Start
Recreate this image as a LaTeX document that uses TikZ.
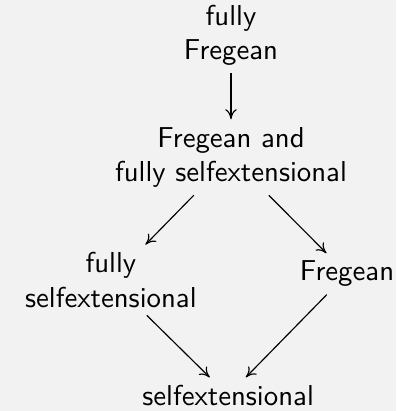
\documentclass[tikz,border=0pt]{standalone}
\usepackage{tikz}
\usetikzlibrary{arrows.meta}

\begin{document}
\begin{tikzpicture}[-{To[length=3.5pt,width=4pt]}, x=1pt, y=1pt, font=\sffamily,
  every node/.style={align=center, inner sep=2.5pt}]
% Background and bounding box
  \fill[black!5] (0,0) rectangle (137.5,-142.7);
  \useasboundingbox (0,0) rectangle (137.5,-142.7);

% Nodes
  \node (ffreg) at (80.2,-12.2) {fully\\Fregean};
  \node (fregfse) at (80.2,-54.6) {Fregean and\\fully selfextensional};
  \node (fse) at (38.5,-97.2) {fully\\selfextensional};
  \node (freg) at (120.5,-95.1) {Fregean};
  \node (se) at (79.2,-137.3) {selfextensional};

% Arrows
  \draw (ffreg) -- (fregfse);
  \draw (fregfse) -- (fse);
  \draw (fregfse) -- (freg);
  \draw (fse) -- (se);
  \draw (freg) -- (se);
\end{tikzpicture}
\end{document}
End
Objective: From the data above, write out everything exactly except the pictures.

Output for this exercise:
Recreate this image as a LaTeX document that uses TikZ.
\documentclass[tikz,border=0pt]{standalone}
\usepackage{tikz}
\usetikzlibrary{arrows.meta}

\begin{document}
\begin{tikzpicture}[-{To[length=3.5pt,width=4pt]}, x=1pt, y=1pt, font=\sffamily,
  every node/.style={align=center, inner sep=2.5pt}]
% Background and bounding box
  \fill[black!5] (0,0) rectangle (137.5,-142.7);
  \useasboundingbox (0,0) rectangle (137.5,-142.7);

% Nodes
  \node (ffreg) at (80.2,-12.2) {fully\\Fregean};
  \node (fregfse) at (80.2,-54.6) {Fregean and\\fully selfextensional};
  \node (fse) at (38.5,-97.2) {fully\\selfextensional};
  \node (freg) at (120.5,-95.1) {Fregean};
  \node (se) at (79.2,-137.3) {selfextensional};

% Arrows
  \draw (ffreg) -- (fregfse);
  \draw (fregfse) -- (fse);
  \draw (fregfse) -- (freg);
  \draw (fse) -- (se);
  \draw (freg) -- (se);
\end{tikzpicture}
\end{document}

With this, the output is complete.